PROVIDED MATERIAL —
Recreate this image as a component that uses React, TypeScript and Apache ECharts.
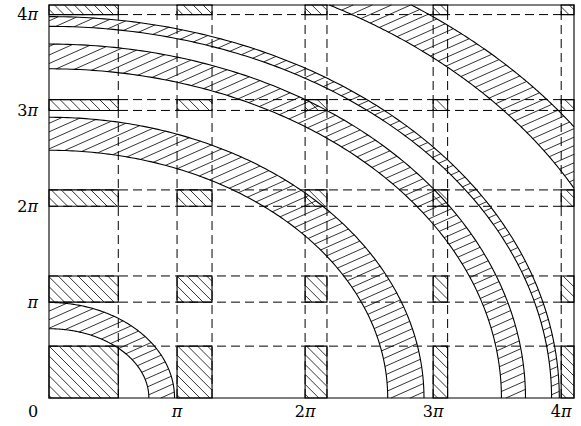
import { useEffect, useRef } from "react";
import * as echarts from "echarts";

const PI = Math.PI;
const AXIS_MIN = 0;
const AXIS_MAX = 4.1 * PI;
const TICK_STEP = PI;
const tickLabels = ["0", "π", "2π", "3π", "4π"];

// hatched strips, identical on both axes: [start, end]
const stripStart = [0, PI, 2 * PI, 3 * PI, 4 * PI];
const stripEnd = [1.7, 4.0, 6.82, 9.78, 13.3];

// quarter-elliptic bands centred on the origin (semi-axes in data units)
const bandInnerX = [2.45, 8.31, 11.1, 12.33, 14.6];
const bandInnerY = [2.27, 8.12, 10.79, 12.18, 14.6];
const bandOuterX = [3.08, 9.2, 11.69, 12.52, 15.65];
const bandOuterY = [3.13, 9.2, 11.6, 12.5, 15.65];

const dashedAt = stripStart
  .concat(stripEnd)
  .filter((v) => v > 0 && v < AXIS_MAX)
  .sort((a, b) => a - b);

type Box = { x0: number; y0: number; x1: number; y1: number };
type Ell = { ox: number; oy: number; rx: number; ry: number };

function ellRange(px: number, py: number, dx: number, dy: number, e: Ell): [number, number] | null {
  const X = px - e.ox;
  const Y = py - e.oy;
  const a2 = e.rx * e.rx;
  const b2 = e.ry * e.ry;
  const A = (dx * dx) / a2 + (dy * dy) / b2;
  const B = 2 * ((X * dx) / a2 + (Y * dy) / b2);
  const C = (X * X) / a2 + (Y * Y) / b2 - 1;
  const D = B * B - 4 * A * C;
  if (D <= 0) return null;
  const s = Math.sqrt(D);
  return [(-B - s) / (2 * A), (-B + s) / (2 * A)];
}

function hatch(box: Box, angleDeg: number, spacing: number, outer?: Ell, inner?: Ell): number[][] {
  const th = (angleDeg * PI) / 180;
  const dx = Math.cos(th);
  const dy = -Math.sin(th);
  const nx = -dy;
  const ny = dx;
  const cs = [
    [box.x0, box.y0],
    [box.x1, box.y0],
    [box.x0, box.y1],
    [box.x1, box.y1],
  ].map(([x, y]) => nx * x + ny * y);
  const cmin = Math.min(...cs);
  const cmax = Math.max(...cs);
  const segs: number[][] = [];
  for (let k = Math.ceil(cmin / spacing); k * spacing <= cmax; k++) {
    const c = k * spacing;
    const px = nx * c;
    const py = ny * c;
    let t0 = -1e9;
    let t1 = 1e9;
    const clip = (p: number, d: number, lo: number, hi: number) => {
      if (Math.abs(d) < 1e-9) {
        if (p < lo || p > hi) {
          t0 = 1;
          t1 = 0;
        }
        return;
      }
      let a = (lo - p) / d;
      let b = (hi - p) / d;
      if (a > b) {
        const tmp = a;
        a = b;
        b = tmp;
      }
      t0 = Math.max(t0, a);
      t1 = Math.min(t1, b);
    };
    clip(px, dx, box.x0, box.x1);
    clip(py, dy, box.y0, box.y1);
    if (t0 >= t1) continue;
    if (outer) {
      const r = ellRange(px, py, dx, dy, outer);
      if (!r) continue;
      t0 = Math.max(t0, r[0]);
      t1 = Math.min(t1, r[1]);
      if (t0 >= t1) continue;
    }
    let parts: number[][] = [[t0, t1]];
    if (inner) {
      const r = ellRange(px, py, dx, dy, inner);
      if (r) {
        parts = [];
        if (r[0] > t0) parts.push([t0, Math.min(t1, r[0])]);
        if (r[1] < t1) parts.push([Math.max(t0, r[1]), t1]);
      }
    }
    for (const [a, b] of parts) {
      if (b - a > 0.3) segs.push([px + a * dx, py + a * dy, px + b * dx, py + b * dy]);
    }
  }
  return segs;
}

const hatchStyle = { stroke: "#000", lineWidth: 0.8 };
const edgeStyle = { fill: "none", stroke: "#000", lineWidth: 1.1 };

function segEls(segs: number[][]) {
  return segs.map((s) => ({
    type: "line",
    shape: { x1: s[0], y1: s[1], x2: s[2], y2: s[3] },
    style: hatchStyle,
  }));
}

function labelFor(v: number, isX: boolean): string {
  const k = Math.round(v / TICK_STEP);
  if (Math.abs(v - k * TICK_STEP) > 1e-6 || k < 0 || k >= tickLabels.length) return "";
  const t = tickLabels[k];
  if (k === 0) return isX ? "{z|" + t + "}" : "";
  const num = t.replace("π", "");
  return (num ? "{n|" + num + "}" : "") + "{p|π}";
}

const labelFont = "DejaVu Serif";
const richStyles = {
  n: { fontFamily: labelFont, fontSize: 16, color: "#000" },
  p: { fontFamily: labelFont, fontSize: 16, fontStyle: "italic", color: "#000" },
  z: { fontFamily: labelFont, fontSize: 16, color: "#000", padding: [0, 32, 0, 0] },
};

export default function App() {
  const ref = useRef<HTMLDivElement>(null);
  useEffect(() => {
    if (!ref.current) return;
    const chart = echarts.init(ref.current, null, { renderer: "svg" });
    const axisCommon = {
      type: "value",
      min: AXIS_MIN,
      max: AXIS_MAX,
      interval: TICK_STEP,
      axisLine: { show: false },
      axisTick: { show: false },
      splitLine: { show: false },
    };
    chart.setOption({
      animation: false,
      backgroundColor: "#fff",
      grid: {
        left: 49,
        right: 7,
        top: 5,
        bottom: 28,
        show: true,
        borderColor: "#000",
        borderWidth: 1.1,
        backgroundColor: "transparent",
      },
      xAxis: {
        ...axisCommon,
        axisLabel: {
          margin: 5,
          showMaxLabel: false,
          formatter: (v: number) => labelFor(v, true),
          rich: richStyles,
        },
      },
      yAxis: {
        ...axisCommon,
        axisLabel: {
          margin: 11,
          showMaxLabel: false,
          formatter: (v: number) => labelFor(v, false),
          rich: richStyles,
        },
      },
      series: [
        {
          type: "custom",
          name: "guides",
          silent: true,
          z: 1,
          data: dashedAt.map((v) => [v, v]),
          renderItem: (params: any, api: any) => {
            const v = api.value(0);
            const cs = params.coordSys;
            const x = api.coord([v, 0])[0];
            const y = api.coord([0, v])[1];
            const dash = { stroke: "#000", lineWidth: 1, lineDash: [9, 5] };
            return {
              type: "group",
              children: [
                { type: "line", shape: { x1: x, y1: cs.y + cs.height, x2: x, y2: cs.y }, style: dash },
                { type: "line", shape: { x1: cs.x, y1: y, x2: cs.x + cs.width, y2: y }, style: dash },
              ],
            };
          },
        },
        {
          type: "custom",
          name: "strips",
          silent: true,
          z: 2,
          data: stripStart.flatMap((_, i) => stripStart.map((__, j) => [i, j])),
          renderItem: (params: any, api: any) => {
            const i = api.value(0);
            const j = api.value(1);
            const p0 = api.coord([stripStart[i], stripStart[j]]);
            const p1 = api.coord([Math.min(stripEnd[i], AXIS_MAX), Math.min(stripEnd[j], AXIS_MAX)]);
            const box = { x0: p0[0], x1: p1[0], y0: p1[1], y1: p0[1] };
            return {
              type: "group",
              children: [
                ...segEls(hatch(box, -45, 7)),
                {
                  type: "rect",
                  shape: { x: box.x0, y: box.y0, width: box.x1 - box.x0, height: box.y1 - box.y0 },
                  style: edgeStyle,
                },
              ],
            };
          },
        },
        {
          type: "custom",
          name: "bands",
          silent: true,
          z: 3,
          data: bandInnerX.map((_, k) => [k, 0]),
          renderItem: (params: any, api: any) => {
            const k = api.value(0);
            const cs = params.coordSys;
            const o = api.coord([0, 0]);
            const box = { x0: cs.x, y0: cs.y, x1: cs.x + cs.width, y1: cs.y + cs.height };
            const mk = (rx: number, ry: number): Ell => ({
              ox: o[0],
              oy: o[1],
              rx: api.coord([rx, 0])[0] - o[0],
              ry: o[1] - api.coord([0, ry])[1],
            });
            const arc = (rx: number, ry: number) => {
              const f0 = rx > AXIS_MAX ? Math.acos(AXIS_MAX / rx) : 0;
              const f1 = ry > AXIS_MAX ? Math.asin(AXIS_MAX / ry) : PI / 2;
              const pts: number[][] = [];
              const N = 160;
              for (let s = 0; s <= N; s++) {
                const f = f0 + ((f1 - f0) * s) / N;
                pts.push(api.coord([rx * Math.cos(f), ry * Math.sin(f)]));
              }
              return { type: "polyline", shape: { points: pts }, style: edgeStyle };
            };
            const outer = mk(bandOuterX[k], bandOuterY[k]);
            const inner = mk(bandInnerX[k], bandInnerY[k]);
            return {
              type: "group",
              children: [
                ...segEls(hatch(box, 24, 7.8, outer, inner)),
                arc(bandInnerX[k], bandInnerY[k]),
                arc(bandOuterX[k], bandOuterY[k]),
              ],
            };
          },
        },
      ],
    });
    return () => chart.dispose();
  }, []);
  return <div ref={ref} style={{ position: "fixed", left: 0, top: 0, width: 581, height: 426 }} />;
}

TASK DESCRIPTION — Pictures stay out. Repeat only the lines from the beginning of the data through the line that has "number; oy: number;".

RESULT BELOW —
Recreate this image as a component that uses React, TypeScript and Apache ECharts.
import { useEffect, useRef } from "react";
import * as echarts from "echarts";

const PI = Math.PI;
const AXIS_MIN = 0;
const AXIS_MAX = 4.1 * PI;
const TICK_STEP = PI;
const tickLabels = ["0", "π", "2π", "3π", "4π"];

// hatched strips, identical on both axes: [start, end]
const stripStart = [0, PI, 2 * PI, 3 * PI, 4 * PI];
const stripEnd = [1.7, 4.0, 6.82, 9.78, 13.3];

// quarter-elliptic bands centred on the origin (semi-axes in data units)
const bandInnerX = [2.45, 8.31, 11.1, 12.33, 14.6];
const bandInnerY = [2.27, 8.12, 10.79, 12.18, 14.6];
const bandOuterX = [3.08, 9.2, 11.69, 12.52, 15.65];
const bandOuterY = [3.13, 9.2, 11.6, 12.5, 15.65];

const dashedAt = stripStart
  .concat(stripEnd)
  .filter((v) => v > 0 && v < AXIS_MAX)
  .sort((a, b) => a - b);

type Box = { x0: number; y0: number; x1: number; y1: number };
type Ell = { ox: number; oy: number; rx: number; ry: number };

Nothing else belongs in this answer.